### Provided records
──────

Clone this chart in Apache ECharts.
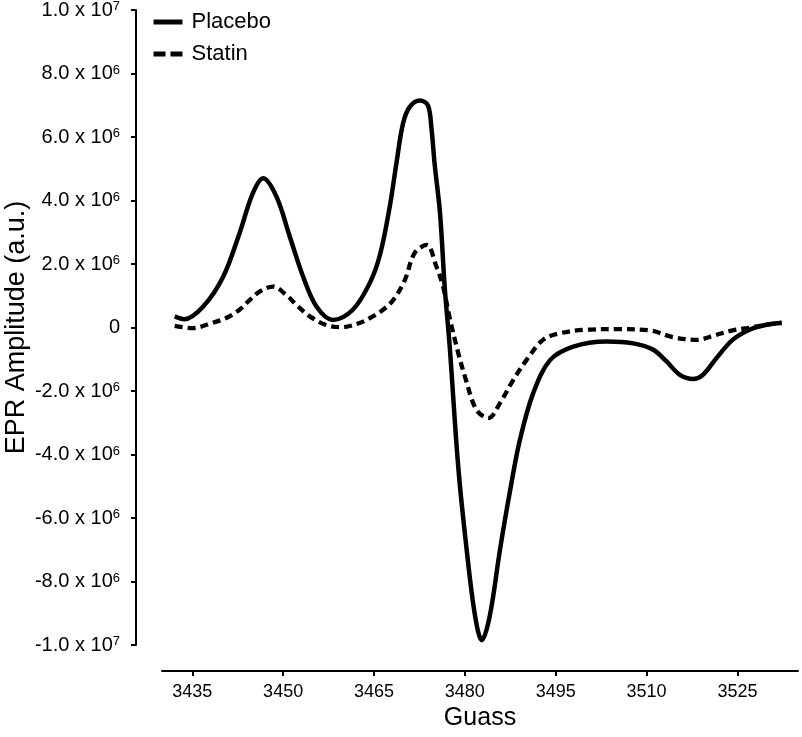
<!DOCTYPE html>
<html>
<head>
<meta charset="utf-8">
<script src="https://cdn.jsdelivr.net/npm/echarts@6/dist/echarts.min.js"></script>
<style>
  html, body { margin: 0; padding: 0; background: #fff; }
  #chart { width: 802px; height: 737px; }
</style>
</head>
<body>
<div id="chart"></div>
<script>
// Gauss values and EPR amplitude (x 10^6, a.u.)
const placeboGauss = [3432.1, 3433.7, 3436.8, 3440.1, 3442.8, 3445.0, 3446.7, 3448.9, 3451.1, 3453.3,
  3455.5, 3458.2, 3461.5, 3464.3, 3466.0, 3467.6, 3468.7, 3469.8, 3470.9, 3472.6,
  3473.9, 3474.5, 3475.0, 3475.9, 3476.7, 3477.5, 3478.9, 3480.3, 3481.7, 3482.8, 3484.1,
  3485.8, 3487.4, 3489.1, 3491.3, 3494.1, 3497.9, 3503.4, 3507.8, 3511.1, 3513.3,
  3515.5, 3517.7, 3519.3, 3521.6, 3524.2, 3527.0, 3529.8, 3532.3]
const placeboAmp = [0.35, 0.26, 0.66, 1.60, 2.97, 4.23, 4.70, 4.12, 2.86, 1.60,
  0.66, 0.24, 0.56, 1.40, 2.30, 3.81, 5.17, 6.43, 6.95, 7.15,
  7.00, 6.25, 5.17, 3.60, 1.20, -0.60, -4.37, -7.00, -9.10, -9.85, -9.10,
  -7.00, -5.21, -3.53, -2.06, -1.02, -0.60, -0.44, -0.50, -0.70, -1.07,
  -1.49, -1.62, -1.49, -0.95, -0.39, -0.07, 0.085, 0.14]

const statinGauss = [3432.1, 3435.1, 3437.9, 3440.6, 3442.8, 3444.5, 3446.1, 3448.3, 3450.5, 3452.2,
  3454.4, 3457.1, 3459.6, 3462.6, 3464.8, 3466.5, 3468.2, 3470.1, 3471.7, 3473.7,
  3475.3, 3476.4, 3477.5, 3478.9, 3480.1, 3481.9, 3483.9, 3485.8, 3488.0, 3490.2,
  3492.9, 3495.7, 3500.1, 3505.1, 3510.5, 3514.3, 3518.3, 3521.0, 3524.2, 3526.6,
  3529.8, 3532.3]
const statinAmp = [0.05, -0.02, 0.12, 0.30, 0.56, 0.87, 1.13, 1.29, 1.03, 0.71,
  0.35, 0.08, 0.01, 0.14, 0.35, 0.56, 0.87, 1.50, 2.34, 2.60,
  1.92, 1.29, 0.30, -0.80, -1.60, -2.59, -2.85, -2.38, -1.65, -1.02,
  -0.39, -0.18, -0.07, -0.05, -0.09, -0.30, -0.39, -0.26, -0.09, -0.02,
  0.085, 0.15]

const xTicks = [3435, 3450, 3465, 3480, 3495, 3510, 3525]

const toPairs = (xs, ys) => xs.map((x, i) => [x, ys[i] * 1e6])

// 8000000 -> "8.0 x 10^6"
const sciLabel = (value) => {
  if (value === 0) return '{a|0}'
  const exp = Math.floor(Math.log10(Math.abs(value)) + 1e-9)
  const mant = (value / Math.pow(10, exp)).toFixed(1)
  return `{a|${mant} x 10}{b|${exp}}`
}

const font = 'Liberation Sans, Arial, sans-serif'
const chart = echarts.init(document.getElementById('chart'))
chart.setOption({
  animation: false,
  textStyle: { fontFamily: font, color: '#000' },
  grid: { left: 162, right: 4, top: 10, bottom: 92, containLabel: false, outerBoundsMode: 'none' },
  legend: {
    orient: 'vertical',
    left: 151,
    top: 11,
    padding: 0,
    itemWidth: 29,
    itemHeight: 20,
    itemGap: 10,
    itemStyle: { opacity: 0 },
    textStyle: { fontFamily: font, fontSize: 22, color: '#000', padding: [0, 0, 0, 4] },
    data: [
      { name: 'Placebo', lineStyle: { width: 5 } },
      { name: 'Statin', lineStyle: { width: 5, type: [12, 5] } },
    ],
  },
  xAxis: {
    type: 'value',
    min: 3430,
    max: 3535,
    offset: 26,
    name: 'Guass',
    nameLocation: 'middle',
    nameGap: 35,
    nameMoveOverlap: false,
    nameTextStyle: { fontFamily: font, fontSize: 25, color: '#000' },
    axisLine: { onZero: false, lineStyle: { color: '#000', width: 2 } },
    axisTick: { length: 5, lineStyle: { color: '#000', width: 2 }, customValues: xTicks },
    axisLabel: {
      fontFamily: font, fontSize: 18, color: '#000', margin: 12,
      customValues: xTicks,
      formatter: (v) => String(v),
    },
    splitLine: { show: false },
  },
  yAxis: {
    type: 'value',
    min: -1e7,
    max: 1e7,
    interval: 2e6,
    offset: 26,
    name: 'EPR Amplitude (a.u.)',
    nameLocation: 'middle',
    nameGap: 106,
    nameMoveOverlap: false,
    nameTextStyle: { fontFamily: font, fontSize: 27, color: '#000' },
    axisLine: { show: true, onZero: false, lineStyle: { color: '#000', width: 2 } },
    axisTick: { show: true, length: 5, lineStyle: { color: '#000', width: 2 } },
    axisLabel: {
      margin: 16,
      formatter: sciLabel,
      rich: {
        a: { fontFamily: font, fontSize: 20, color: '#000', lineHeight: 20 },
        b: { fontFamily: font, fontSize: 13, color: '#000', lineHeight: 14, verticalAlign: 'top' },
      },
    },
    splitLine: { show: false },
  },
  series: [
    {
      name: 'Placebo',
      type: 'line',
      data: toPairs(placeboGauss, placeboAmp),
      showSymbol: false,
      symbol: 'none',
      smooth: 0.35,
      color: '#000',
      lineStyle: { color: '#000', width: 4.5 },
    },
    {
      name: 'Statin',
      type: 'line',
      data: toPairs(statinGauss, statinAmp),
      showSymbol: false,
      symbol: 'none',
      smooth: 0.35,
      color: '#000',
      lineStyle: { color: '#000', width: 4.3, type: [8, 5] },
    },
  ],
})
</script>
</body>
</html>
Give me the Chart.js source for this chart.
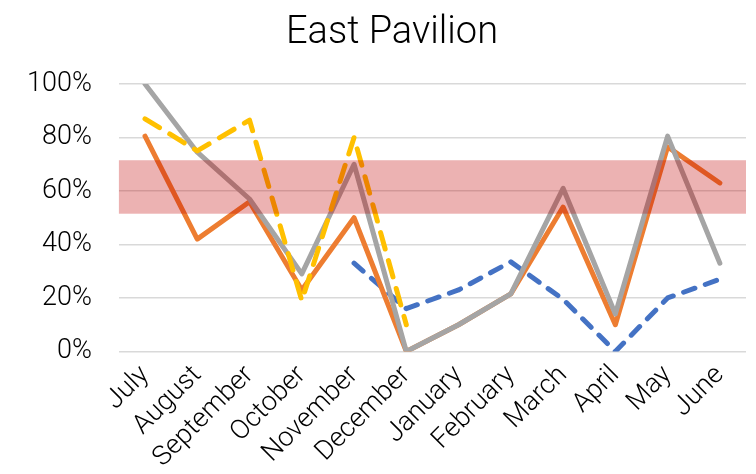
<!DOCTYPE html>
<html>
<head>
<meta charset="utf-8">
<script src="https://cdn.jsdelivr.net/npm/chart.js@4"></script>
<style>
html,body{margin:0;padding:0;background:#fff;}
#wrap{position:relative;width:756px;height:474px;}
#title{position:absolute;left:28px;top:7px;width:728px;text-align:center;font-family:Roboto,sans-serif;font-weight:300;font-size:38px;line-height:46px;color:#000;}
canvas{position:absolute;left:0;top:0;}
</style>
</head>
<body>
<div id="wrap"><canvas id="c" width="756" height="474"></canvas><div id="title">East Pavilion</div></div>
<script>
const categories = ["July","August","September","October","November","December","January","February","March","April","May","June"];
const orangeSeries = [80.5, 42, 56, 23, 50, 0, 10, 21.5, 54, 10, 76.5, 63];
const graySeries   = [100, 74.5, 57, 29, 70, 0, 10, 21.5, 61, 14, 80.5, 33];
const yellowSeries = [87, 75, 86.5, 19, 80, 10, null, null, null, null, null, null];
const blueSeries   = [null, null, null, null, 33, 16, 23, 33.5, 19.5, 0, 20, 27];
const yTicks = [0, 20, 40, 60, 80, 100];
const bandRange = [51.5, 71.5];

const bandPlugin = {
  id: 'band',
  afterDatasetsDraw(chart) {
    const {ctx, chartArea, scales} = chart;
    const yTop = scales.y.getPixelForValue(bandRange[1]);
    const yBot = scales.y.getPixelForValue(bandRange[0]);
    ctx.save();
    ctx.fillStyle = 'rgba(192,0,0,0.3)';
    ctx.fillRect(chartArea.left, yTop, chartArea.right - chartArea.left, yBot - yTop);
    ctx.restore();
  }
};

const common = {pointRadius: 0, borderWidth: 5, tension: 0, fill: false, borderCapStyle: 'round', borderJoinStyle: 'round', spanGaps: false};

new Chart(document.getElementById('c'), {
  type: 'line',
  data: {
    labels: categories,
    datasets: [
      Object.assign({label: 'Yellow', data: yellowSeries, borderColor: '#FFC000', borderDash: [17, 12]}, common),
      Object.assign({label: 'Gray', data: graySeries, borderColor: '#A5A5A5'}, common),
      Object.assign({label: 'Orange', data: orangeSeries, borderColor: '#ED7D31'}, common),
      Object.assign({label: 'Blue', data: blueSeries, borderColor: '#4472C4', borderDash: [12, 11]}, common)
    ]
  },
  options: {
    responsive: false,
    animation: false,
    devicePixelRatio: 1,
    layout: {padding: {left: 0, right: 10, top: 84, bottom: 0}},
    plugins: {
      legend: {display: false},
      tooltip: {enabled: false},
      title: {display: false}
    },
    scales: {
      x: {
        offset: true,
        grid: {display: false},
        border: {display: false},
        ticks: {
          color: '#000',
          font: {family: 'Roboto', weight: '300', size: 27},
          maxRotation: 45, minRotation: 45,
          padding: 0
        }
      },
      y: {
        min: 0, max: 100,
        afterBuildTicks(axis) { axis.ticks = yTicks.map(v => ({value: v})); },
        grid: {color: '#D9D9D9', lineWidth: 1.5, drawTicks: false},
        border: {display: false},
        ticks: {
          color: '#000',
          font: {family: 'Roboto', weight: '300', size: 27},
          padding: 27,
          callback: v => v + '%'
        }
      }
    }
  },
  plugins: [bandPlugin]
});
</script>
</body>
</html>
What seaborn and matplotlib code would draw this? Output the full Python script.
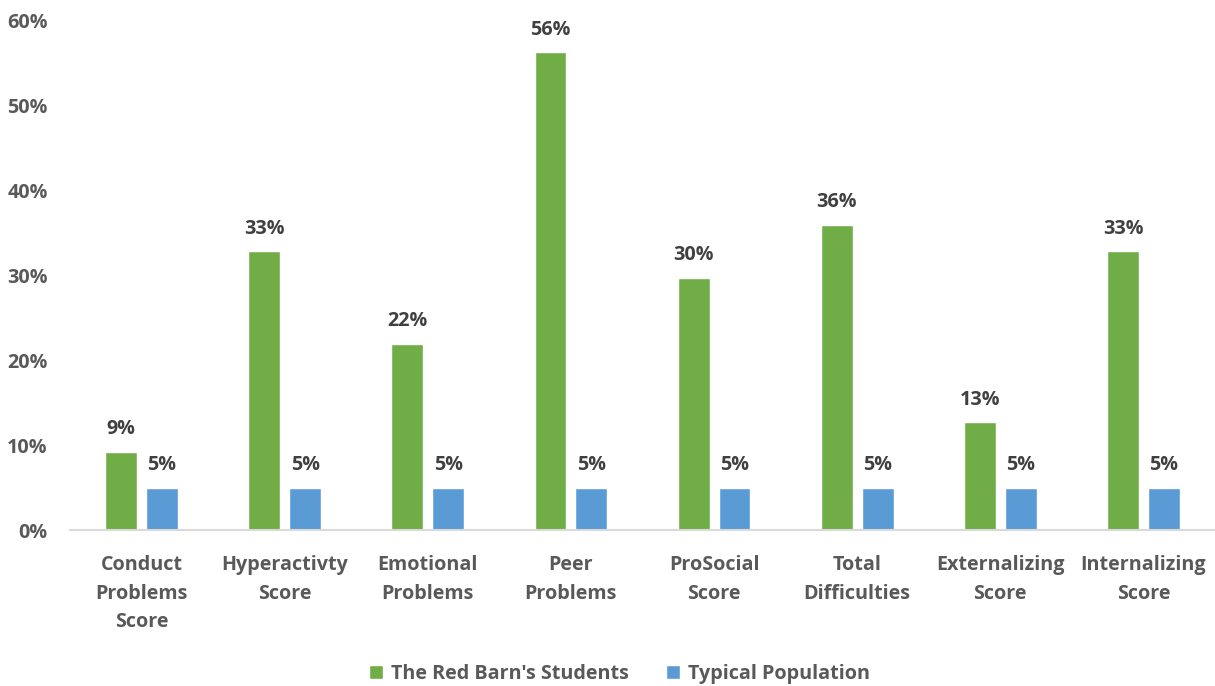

──────

Find the lines with the string "script" and reproduce them.

<script src="https://cdn.jsdelivr.net/npm/echarts@6/dist/echarts.min.js"></script>
<script>
</script>
<script src="https://cdn.jsdelivr.net/npm/chart.js@4"></script>
<script>
</script>
What seaborn and matplotlib code would draw this? Output the full Python script.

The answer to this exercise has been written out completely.